* [Brief]: Skip any picture you find and retype all the remaining lines exactly.
--------
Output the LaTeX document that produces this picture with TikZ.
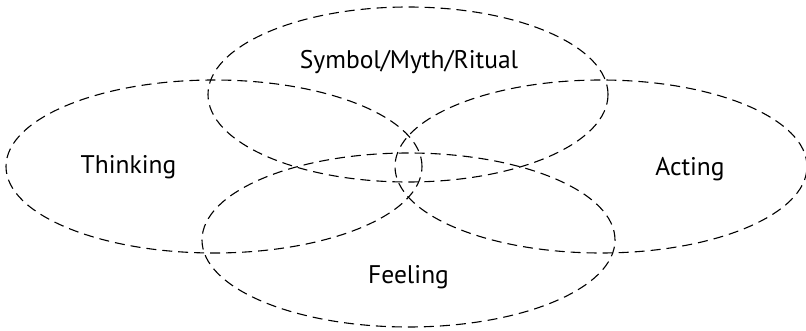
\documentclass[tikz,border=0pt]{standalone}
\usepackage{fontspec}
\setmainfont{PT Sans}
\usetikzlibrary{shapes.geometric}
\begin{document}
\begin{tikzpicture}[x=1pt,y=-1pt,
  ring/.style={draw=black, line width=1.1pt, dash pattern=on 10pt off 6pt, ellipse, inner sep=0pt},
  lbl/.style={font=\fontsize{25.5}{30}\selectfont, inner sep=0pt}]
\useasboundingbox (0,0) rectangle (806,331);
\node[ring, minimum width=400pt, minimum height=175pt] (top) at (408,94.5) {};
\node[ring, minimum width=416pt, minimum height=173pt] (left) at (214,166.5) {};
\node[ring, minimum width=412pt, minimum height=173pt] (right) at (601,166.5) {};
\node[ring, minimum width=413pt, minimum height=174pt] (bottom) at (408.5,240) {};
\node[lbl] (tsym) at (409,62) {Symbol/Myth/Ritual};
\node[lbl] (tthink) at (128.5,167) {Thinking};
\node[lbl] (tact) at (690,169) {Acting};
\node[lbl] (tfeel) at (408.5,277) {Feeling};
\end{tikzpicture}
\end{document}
--------
* [Response]:
Output the LaTeX document that produces this picture with TikZ.
\documentclass[tikz,border=0pt]{standalone}
\usepackage{fontspec}
\setmainfont{PT Sans}
\usetikzlibrary{shapes.geometric}
\begin{document}
\begin{tikzpicture}[x=1pt,y=-1pt,
  ring/.style={draw=black, line width=1.1pt, dash pattern=on 10pt off 6pt, ellipse, inner sep=0pt},
  lbl/.style={font=\fontsize{25.5}{30}\selectfont, inner sep=0pt}]
\useasboundingbox (0,0) rectangle (806,331);
\node[ring, minimum width=400pt, minimum height=175pt] (top) at (408,94.5) {};
\node[ring, minimum width=416pt, minimum height=173pt] (left) at (214,166.5) {};
\node[ring, minimum width=412pt, minimum height=173pt] (right) at (601,166.5) {};
\node[ring, minimum width=413pt, minimum height=174pt] (bottom) at (408.5,240) {};
\node[lbl] (tsym) at (409,62) {Symbol/Myth/Ritual};
\node[lbl] (tthink) at (128.5,167) {Thinking};
\node[lbl] (tact) at (690,169) {Acting};
\node[lbl] (tfeel) at (408.5,277) {Feeling};
\end{tikzpicture}
\end{document}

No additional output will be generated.